The income approach is a quantitative evaluation to determine the fair value of the reporting unit. Under the income
approach fair value is determined based on estimated future cash flows discounted by an estimated weighted-average cost of
capital, which reflects the overall level of inherent risk of the reporting unit and the rate of return a market participant would
expect to earn. The inputs used for the income approach are significant unobservable inputs, or Level 3 inputs, as described in
the accounting fair value hierarchy. Estimated future cash flows are based on internal projection models, industry projections
and other assumptions deemed reasonable by management.
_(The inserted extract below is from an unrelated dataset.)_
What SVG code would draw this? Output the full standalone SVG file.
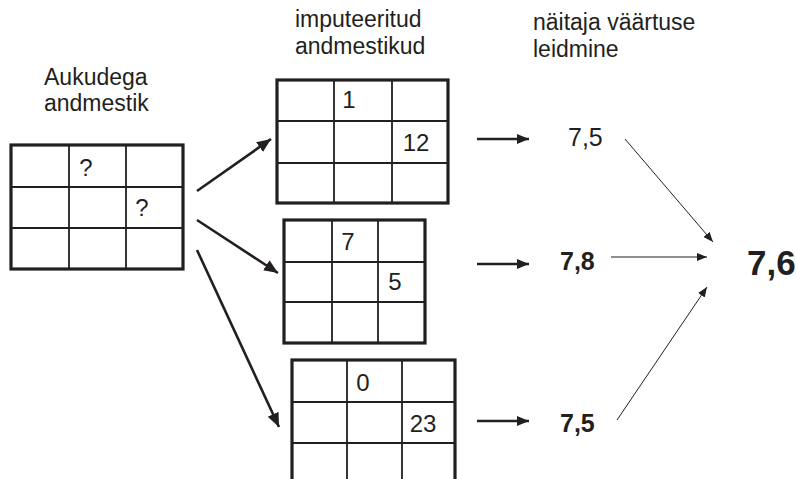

The market approach measures the fair value of a reporting unit through the analysis of recent sales, offerings, and
financial multiples (earnings before interest, tax, depreciation and amortization ("EBITDA")) of comparable businesses, which
would be considered Level 2 in the fair value hierarchy. Consideration is given to the financial conditions and operating
performance of the reporting unit being valued relative to those publicly-traded companies operating in the same or similar lines
of business.
In connection with the annual assessment of goodwill at the beginning of the third quarter of 2019, the Company bypassed
the qualitative assessment and performed a quantitative test for all reporting units and utilized a combination of the income and
market approaches. As a result of this assessment, the Company concluded that no impairment existed and the carrying amount
of goodwill to be fully recoverable.